The Bristol Channel by Brian Waters lands on the shelves of my shop, where it will be found in my Transport Nautical section.
London: J. M. Dent & Sons Ltd., 1955, Hardback in dust wrapper.
Contains: Black & white photographs; Maps to the endpapers and blanks; Portraits;
From the cover: The Bristol channel, the drowned valley of our longest river, is the title to the third volume of Brian Waterss trilogy of the Severn. As with Severn Tide and Severn Stream he explores the secrets of the main channel, and those estuaries where the tide runs far inland to the industrial heart of Wales, to the home waters of the Carmarthenshire coracle men, the salmon fishermen, and the down-homers of the little ports of North Devon and West Somerset, Appledore, Bideford, Barnstaple, Ilfracombe, and Lynmouth, as well as Porlock, Minehead, and Bridgwater.
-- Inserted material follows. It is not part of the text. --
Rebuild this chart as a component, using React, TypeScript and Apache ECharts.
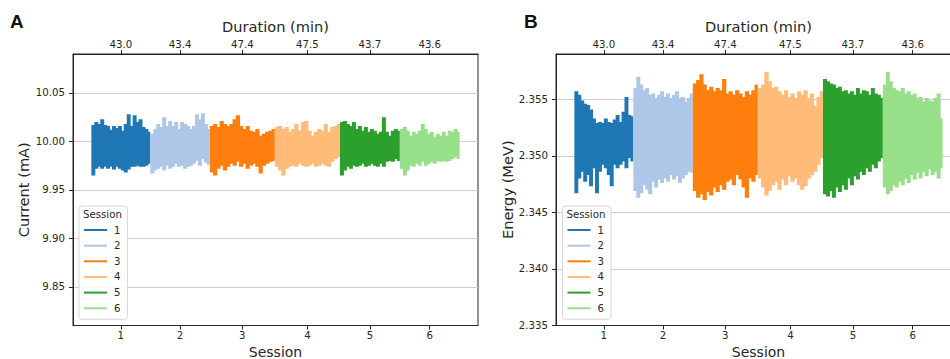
import React, { useEffect, useRef } from "react";
import * as echarts from "echarts";

const sessions = ["1", "2", "3", "4", "5", "6"];
const durations = [43.0, 43.4, 47.4, 47.5, 43.7, 43.6];
const durationLabels = ["43.0", "43.4", "47.4", "47.5", "43.7", "43.6"];
const colors = ["#1f77b4", "#aec7e8", "#ff7f0e", "#ffbb78", "#2ca02c", "#98df8a"];

const currentTicks = [9.85, 9.9, 9.95, 10.0, 10.05];
const energyTicks = [2.335, 2.34, 2.345, 2.35, 2.355];

// Current (mA): upper / lower envelope of each session's trace
const currentHigh = [
  [10.017, 10.020, 10.018, 10.023, 10.017, 10.016, 10.012, 10.016, 10.014, 10.016, 10.011, 10.018, 10.028, 10.016, 10.027, 10.020, 10.023, 10.015, 10.013, 10.010],
  [10.008, 10.013, 10.018, 10.015, 10.025, 10.016, 10.021, 10.016, 10.020, 10.013, 10.020, 10.018, 10.016, 10.013, 10.016, 10.028, 10.023, 10.029, 10.018, 10.013],
  [10.016, 10.018, 10.015, 10.021, 10.018, 10.016, 10.018, 10.023, 10.027, 10.016, 10.013, 10.016, 10.011, 10.010, 10.013, 10.006, 10.008, 10.010, 10.011, 10.013],
  [10.015, 10.016, 10.013, 10.015, 10.010, 10.013, 10.018, 10.011, 10.020, 10.021, 10.011, 10.006, 10.010, 10.013, 10.011, 10.018, 10.010, 10.015, 10.016, 10.018],
  [10.020, 10.021, 10.018, 10.016, 10.020, 10.013, 10.016, 10.011, 10.015, 10.010, 10.013, 10.011, 10.008, 10.010, 10.025, 10.010, 10.006, 10.011, 10.013, 10.011],
  [10.013, 10.015, 10.011, 10.006, 10.010, 10.008, 10.011, 10.018, 10.013, 10.008, 10.010, 10.005, 10.008, 10.006, 10.010, 10.006, 10.011, 10.010, 10.013, 10.010],
];
const currentLow = [
  [9.965, 9.972, 9.974, 9.972, 9.974, 9.972, 9.974, 9.971, 9.974, 9.972, 9.970, 9.968, 9.971, 9.974, 9.974, 9.975, 9.974, 9.974, 9.975, 9.977],
  [9.967, 9.970, 9.972, 9.974, 9.970, 9.975, 9.972, 9.974, 9.977, 9.974, 9.975, 9.972, 9.974, 9.975, 9.977, 9.980, 9.975, 9.982, 9.978, 9.976],
  [9.968, 9.965, 9.972, 9.975, 9.970, 9.974, 9.977, 9.975, 9.979, 9.974, 9.977, 9.972, 9.975, 9.977, 9.974, 9.967, 9.975, 9.977, 9.979, 9.980],
  [9.974, 9.970, 9.965, 9.972, 9.974, 9.975, 9.974, 9.977, 9.975, 9.974, 9.975, 9.977, 9.974, 9.975, 9.977, 9.975, 9.974, 9.979, 9.982, 9.984],
  [9.965, 9.970, 9.974, 9.972, 9.975, 9.974, 9.975, 9.977, 9.974, 9.975, 9.977, 9.975, 9.974, 9.977, 9.974, 9.979, 9.980, 9.979, 9.982, 9.980],
  [9.972, 9.965, 9.970, 9.975, 9.974, 9.977, 9.975, 9.979, 9.975, 9.977, 9.979, 9.977, 9.980, 9.979, 9.980, 9.979, 9.980, 9.982, 9.984, 9.982],
];

// Energy (MeV): upper / lower envelope of each session's trace
const energyHigh = [
  [2.3557, 2.3554, 2.3549, 2.3546, 2.3545, 2.3541, 2.3533, 2.3529, 2.3530, 2.3529, 2.3533, 2.3530, 2.3529, 2.3532, 2.3536, 2.3530, 2.3539, 2.3552, 2.3536, 2.3535],
  [2.3560, 2.3570, 2.3563, 2.3558, 2.3560, 2.3554, 2.3555, 2.3551, 2.3554, 2.3557, 2.3552, 2.3555, 2.3551, 2.3554, 2.3557, 2.3551, 2.3552, 2.3548, 2.3551, 2.3555],
  [2.3564, 2.3567, 2.3572, 2.3563, 2.3558, 2.3561, 2.3557, 2.3560, 2.3558, 2.3568, 2.3555, 2.3557, 2.3554, 2.3558, 2.3555, 2.3552, 2.3557, 2.3554, 2.3558, 2.3563],
  [2.3560, 2.3563, 2.3574, 2.3566, 2.3560, 2.3561, 2.3557, 2.3554, 2.3558, 2.3552, 2.3555, 2.3551, 2.3557, 2.3554, 2.3558, 2.3551, 2.3555, 2.3544, 2.3552, 2.3557],
  [2.3568, 2.3566, 2.3564, 2.3563, 2.3560, 2.3561, 2.3557, 2.3558, 2.3555, 2.3557, 2.3554, 2.3560, 2.3555, 2.3558, 2.3557, 2.3554, 2.3560, 2.3555, 2.3554, 2.3551],
  [2.3563, 2.3574, 2.3566, 2.3560, 2.3558, 2.3557, 2.3560, 2.3555, 2.3557, 2.3554, 2.3555, 2.3551, 2.3552, 2.3548, 2.3551, 2.3549, 2.3548, 2.3551, 2.3555, 2.3533],
];
const energyLow = [
  [2.3467, 2.3480, 2.3486, 2.3477, 2.3483, 2.3473, 2.3489, 2.3467, 2.3486, 2.3492, 2.3489, 2.3483, 2.3473, 2.3492, 2.3489, 2.3492, 2.3495, 2.3489, 2.3498, 2.3495],
  [2.3469, 2.3463, 2.3467, 2.3474, 2.3470, 2.3466, 2.3477, 2.3472, 2.3479, 2.3476, 2.3480, 2.3477, 2.3483, 2.3479, 2.3482, 2.3476, 2.3480, 2.3483, 2.3486, 2.3485],
  [2.3469, 2.3463, 2.3466, 2.3461, 2.3468, 2.3465, 2.3472, 2.3468, 2.3474, 2.3470, 2.3477, 2.3479, 2.3474, 2.3483, 2.3479, 2.3472, 2.3463, 2.3480, 2.3477, 2.3483],
  [2.3480, 2.3472, 2.3465, 2.3469, 2.3474, 2.3477, 2.3470, 2.3479, 2.3474, 2.3482, 2.3477, 2.3480, 2.3474, 2.3470, 2.3473, 2.3480, 2.3483, 2.3486, 2.3492, 2.3498],
  [2.3466, 2.3464, 2.3469, 2.3463, 2.3472, 2.3468, 2.3474, 2.3470, 2.3480, 2.3474, 2.3482, 2.3479, 2.3486, 2.3483, 2.3489, 2.3486, 2.3492, 2.3489, 2.3495, 2.3498],
  [2.3472, 2.3466, 2.3469, 2.3474, 2.3472, 2.3477, 2.3474, 2.3480, 2.3476, 2.3483, 2.3479, 2.3485, 2.3480, 2.3486, 2.3482, 2.3488, 2.3483, 2.3486, 2.3480, 2.3489],
];

const FONT = "DejaVu Sans";
const INK = "#262626";

const starts: number[] = [];
durations.forEach((d, i) => starts.push(i === 0 ? 0 : starts[i - 1] + durations[i - 1]));
const centers = starts.map((s, i) => s + durations[i] / 2);
const X_MIN = -13.4;
const X_MAX = 282.0;

// each sample covers an equal slice of its session: [t0, t1, low, high]
function samples(start: number, dur: number, hi: number[], lo: number[]) {
  const n = hi.length;
  return hi.map((h, i) => [start + (dur * i) / n, start + (dur * (i + 1)) / n, lo[i], h]);
}

function centerIndex(v: number) {
  let best = 0;
  centers.forEach((c, i) => {
    if (Math.abs(c - v) < Math.abs(centers[best] - v)) best = i;
  });
  return best;
}

function bottomAxis(gridIndex: number) {
  return {
    type: "value",
    gridIndex,
    position: "bottom",
    min: X_MIN,
    max: X_MAX,
    name: "Session",
    nameLocation: "middle",
    nameGap: 14,
    nameTextStyle: { fontSize: 14, color: INK, fontFamily: FONT },
    axisLine: { show: true, onZero: false, lineStyle: { color: INK, width: 1 } },
    axisTick: { show: true, length: 4, customValues: centers, lineStyle: { color: INK } },
    axisLabel: {
      customValues: centers,
      formatter: (v: number) => sessions[centerIndex(v)],
      fontSize: 10.2,
      color: INK,
      fontFamily: FONT,
      margin: 5,
    },
    splitLine: { show: false },
  };
}

function topAxis(gridIndex: number) {
  return {
    type: "value",
    gridIndex,
    position: "top",
    min: X_MIN,
    max: X_MAX,
    name: "Duration (min)",
    nameLocation: "middle",
    nameGap: 19,
    nameTextStyle: { fontSize: 14.6, color: INK, fontFamily: FONT },
    axisLine: { show: true, onZero: false, lineStyle: { color: INK, width: 1 } },
    axisTick: { show: true, length: 4, customValues: centers, lineStyle: { color: INK } },
    axisLabel: {
      customValues: centers,
      formatter: (v: number) => durationLabels[centerIndex(v)],
      fontSize: 10.2,
      color: INK,
      fontFamily: FONT,
      margin: 5,
    },
    splitLine: { show: false },
  };
}

function yAxis(gridIndex: number, name: string, min: number, max: number, ticks: number[], digits: number, gap: number) {
  return {
    type: "value",
    gridIndex,
    min,
    max,
    name,
    nameLocation: "middle",
    nameRotate: 90,
    nameGap: gap,
    nameTextStyle: { fontSize: 14.6, color: INK, fontFamily: FONT },
    axisLine: { show: true, onZero: false, lineStyle: { color: INK, width: 1 } },
    axisTick: { show: true, length: 4, customValues: ticks, lineStyle: { color: INK } },
    axisLabel: {
      customValues: ticks,
      formatter: (v: number) => v.toFixed(digits),
      fontSize: 10.2,
      color: INK,
      fontFamily: FONT,
      margin: 8,
    },
    splitLine: { show: true, lineStyle: { color: "#cfcfcf", width: 1 } },
  };
}

function legend(left: number) {
  return {
    left,
    top: 206,
    orient: "vertical",
    data: sessions.map((s) => ({ name: s, icon: "rect" })),
    itemWidth: 23,
    itemHeight: 2,
    itemGap: 5.65,
    padding: [19, 7, 6, 5],
    backgroundColor: "rgba(255,255,255,0.85)",
    borderColor: "#d6d6d6",
    borderWidth: 1,
    borderRadius: 3,
    selectedMode: false,
    textStyle: { fontSize: 10.2, lineHeight: 10, color: INK, fontFamily: FONT, padding: [0, 0, 0, 2] },
  };
}

export default function App() {
  const ref = useRef<HTMLDivElement>(null);

  useEffect(() => {
    if (!ref.current) return;
    const chart = echarts.init(ref.current, null, { renderer: "svg" });

    const series: any[] = [];
    const panels = [
      { hi: currentHigh, lo: currentLow, xAxisIndex: 0, yAxisIndex: 0 },
      { hi: energyHigh, lo: energyLow, xAxisIndex: 2, yAxisIndex: 1 },
    ];
    panels.forEach((p) => {
      sessions.forEach((s, i) => {
        const color = colors[i];
        const last = p.hi[i].length - 1;
        series.push({
          type: "custom",
          name: s,
          xAxisIndex: p.xAxisIndex,
          yAxisIndex: p.yAxisIndex,
          data: samples(starts[i], durations[i], p.hi[i], p.lo[i]),
          encode: { x: [0, 1], y: [2, 3] },
          color,
          clip: true,
          z: 2,
          renderItem: (params: any, api: any) => {
            const a = api.coord([api.value(0), api.value(3)]);
            const b = api.coord([api.value(1), api.value(2)]);
            const extra = params.dataIndex === last ? 0 : 1;
            return {
              type: "rect",
              shape: { x: a[0], y: a[1], width: b[0] - a[0] + extra, height: b[1] - a[1] },
              style: { fill: color },
            };
          },
        });
      });
    });

    const gridBase = {
      top: 54,
      width: 405,
      height: 271.5,
      show: true,
      borderColor: INK,
      borderWidth: 1,
      backgroundColor: "transparent",
      containLabel: false,
      outerBoundsMode: "none",
    };

    chart.setOption({
      animation: false,
      textStyle: { fontFamily: FONT },
      grid: [
        { ...gridBase, left: 73 },
        { ...gridBase, left: 556 },
      ],
      xAxis: [bottomAxis(0), topAxis(0), bottomAxis(1), topAxis(1)],
      yAxis: [
        yAxis(0, "Current (mA)", 9.8103, 10.0902, currentTicks, 2, 42),
        yAxis(1, "Energy (MeV)", 2.335, 2.359, energyTicks, 3, 41),
      ],
      legend: [legend(79), legend(562.5)],
      graphic: [
        { type: "text", left: 10, top: 12, z: 10, style: { text: "A", font: "bold 19px 'Liberation Sans', Arial, sans-serif", fill: "#111" } },
        { type: "text", left: 524, top: 12, z: 10, style: { text: "B", font: "bold 19px 'Liberation Sans', Arial, sans-serif", fill: "#111" } },
        { type: "text", left: 83, top: 209, z: 10, style: { text: "Session", font: `10.2px '${FONT}'`, fill: INK } },
        { type: "text", left: 566.5, top: 209, z: 10, style: { text: "Session", font: `10.2px '${FONT}'`, fill: INK } },
      ],
      series,
    });

    return () => chart.dispose();
  }, []);

  return (
    <div
      ref={ref}
      style={{ position: "fixed", left: 0, top: 0, width: 950, height: 359, background: "#fff" }}
    />
  );
}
For the first time within the compass of one book, the largest inlet to our islands coast is surveyed as a whole, from the mouth of the Wye to beyond Tenby, across to Lundy, and from Hartland Point to Bristol.
This is a book rich in local lore and human personalities, which gives all the colour and life of familiar places, as well as of remote solitudes. The author, with the eye of a poet, as well as feeling for the past, is keenly receptive to the immediate impression of the present. One of his themes is that the channel now constitutes an obstacle to transport, whereas within living memory the sea served as a link between South Wales and the West of England, and no part of Britain, while retaining its original character, has changed more completely during the last hundred years than Severn Sea.
Mr Waters has known the channel all his life, much of it intimately; and the more recent impressions of a mature mind jostle with the recollections of childhood and youth. This is a book the author has lived. Those who dwell upon the channel shore will find in it much that is fresh and revealing, with many fascinating surprises round the corner; to the visitor this book is indispensable for an understanding of these coasts in their detail, as well as in their diversity.
Very Good in Good Dust Wrapper. Unlaminated dust wrapper a little edgeworn and faded with nicks to the spine ends and head of the lower panel. Heavily faded at the spine of both the dust wrapper and the binding with a little mottling to the external joins of the boards. Previous owners’ name and blind-stamped address to the verso first blank. Text complete, clean and tight otherwise.
Blue boards with Gilt titling to the Spine. [XVII] 206 pages. Index. 8½” x 5½”.